**Recorded data:**
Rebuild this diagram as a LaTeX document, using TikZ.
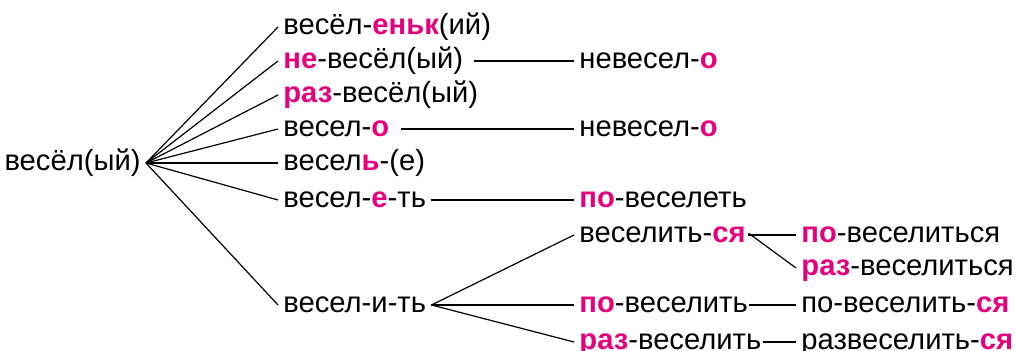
\documentclass[tikz,border=0pt]{standalone}
\usepackage{fontspec}
\setmainfont{Liberation Sans}
\usetikzlibrary{positioning}
\definecolor{pfx}{RGB}{230,0,126}
\newcommand{\morph}[1]{\textcolor{pfx}{\textbf{#1}}}

\begin{document}
\begin{tikzpicture}[x=0.5pt,y=-0.5pt,font=\fontsize{14.6}{17}\selectfont,
  wd/.style={inner xsep=2.5pt,inner ysep=0pt,text height=10.4pt,text depth=3pt,anchor=west},
  br/.style={line width=0.6pt}]
  \useasboundingbox (0,0) rectangle (1016,351);
  % root and first derivatives
  \node[wd,anchor=east] (root) at (146,163) {весёл(ый)};
  \node[wd] (a1) at (278,27) {весёл-\morph{еньк}(ий)};
  \node[wd] (a2) at (278,61) {\morph{не}-весёл(ый)};
  \node[wd] (a3) at (278,95) {\morph{раз}-весёл(ый)};
  \node[wd] (a4) at (278,129) {весел-\morph{о}};
  \node[wd] (a5) at (278,163) {весел\morph{ь}-(е)};
  \node[wd] (a6) at (278,200) {весел-\morph{е}-ть};
  \node[wd] (a7) at (278,305) {весел-и-ть};
  % second step
  \node[wd] (b2) at (574,61) {невесел-\morph{о}};
  \node[wd] (b4) at (574,129) {невесел-\morph{о}};
  \node[wd] (b6) at (574,200) {\morph{по}-веселеть};
  \node[wd] (c1) at (574,235) {веселить-\morph{ся}};
  \node[wd] (c2) at (574,305) {\morph{по}-веселить};
  \node[wd] (c3) at (574,342) {\morph{раз}-веселить};
  % third step
  \node[wd] (d1) at (796,235) {\morph{по}-веселиться};
  \node[wd] (d2) at (796,268) {\morph{раз}-веселиться};
  \node[wd] (d3) at (796,305) {по-веселить-\morph{ся}};
  \node[wd] (d4) at (796,342) {развеселить-\morph{ся}};
  \foreach \n in {a1,a2,a3,a4,a5,a6,a7}
    \draw[br] (root.east) -- (\n.west);
  \draw[br,shorten <=3pt] (a2.east) -- (b2.west);
  \draw[br,shorten <=3pt] (a4.east) -- (b4.west);
  \draw[br] (a6.east) -- (b6.west);
  \foreach \n in {c1,c2,c3}
    \draw[br] (a7.east) -- (\n.west);
  \draw[br,shorten <=-1.5pt] (c1.east) -- (d1.west);
  \draw[br,shorten <=-1.5pt] (c1.east) -- (d2.west);
  \draw[br,shorten <=-2pt] (c2.east) -- (d3.west);
  \draw[br,shorten <=-2pt] (c3.east) -- (d4.west);
\end{tikzpicture}
\end{document}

**What is asked:** Leave every image out, and retype the material exactly.

**Expected answer:**
Rebuild this diagram as a LaTeX document, using TikZ.
\documentclass[tikz,border=0pt]{standalone}
\usepackage{fontspec}
\setmainfont{Liberation Sans}
\usetikzlibrary{positioning}
\definecolor{pfx}{RGB}{230,0,126}
\newcommand{\morph}[1]{\textcolor{pfx}{\textbf{#1}}}

\begin{document}
\begin{tikzpicture}[x=0.5pt,y=-0.5pt,font=\fontsize{14.6}{17}\selectfont,
  wd/.style={inner xsep=2.5pt,inner ysep=0pt,text height=10.4pt,text depth=3pt,anchor=west},
  br/.style={line width=0.6pt}]
  \useasboundingbox (0,0) rectangle (1016,351);
  % root and first derivatives
  \node[wd,anchor=east] (root) at (146,163) {весёл(ый)};
  \node[wd] (a1) at (278,27) {весёл-\morph{еньк}(ий)};
  \node[wd] (a2) at (278,61) {\morph{не}-весёл(ый)};
  \node[wd] (a3) at (278,95) {\morph{раз}-весёл(ый)};
  \node[wd] (a4) at (278,129) {весел-\morph{о}};
  \node[wd] (a5) at (278,163) {весел\morph{ь}-(е)};
  \node[wd] (a6) at (278,200) {весел-\morph{е}-ть};
  \node[wd] (a7) at (278,305) {весел-и-ть};
  % second step
  \node[wd] (b2) at (574,61) {невесел-\morph{о}};
  \node[wd] (b4) at (574,129) {невесел-\morph{о}};
  \node[wd] (b6) at (574,200) {\morph{по}-веселеть};
  \node[wd] (c1) at (574,235) {веселить-\morph{ся}};
  \node[wd] (c2) at (574,305) {\morph{по}-веселить};
  \node[wd] (c3) at (574,342) {\morph{раз}-веселить};
  % third step
  \node[wd] (d1) at (796,235) {\morph{по}-веселиться};
  \node[wd] (d2) at (796,268) {\morph{раз}-веселиться};
  \node[wd] (d3) at (796,305) {по-веселить-\morph{ся}};
  \node[wd] (d4) at (796,342) {развеселить-\morph{ся}};
  \foreach \n in {a1,a2,a3,a4,a5,a6,a7}
    \draw[br] (root.east) -- (\n.west);
  \draw[br,shorten <=3pt] (a2.east) -- (b2.west);
  \draw[br,shorten <=3pt] (a4.east) -- (b4.west);
  \draw[br] (a6.east) -- (b6.west);
  \foreach \n in {c1,c2,c3}
    \draw[br] (a7.east) -- (\n.west);
  \draw[br,shorten <=-1.5pt] (c1.east) -- (d1.west);
  \draw[br,shorten <=-1.5pt] (c1.east) -- (d2.west);
  \draw[br,shorten <=-2pt] (c2.east) -- (d3.west);
  \draw[br,shorten <=-2pt] (c3.east) -- (d4.west);
\end{tikzpicture}
\end{document}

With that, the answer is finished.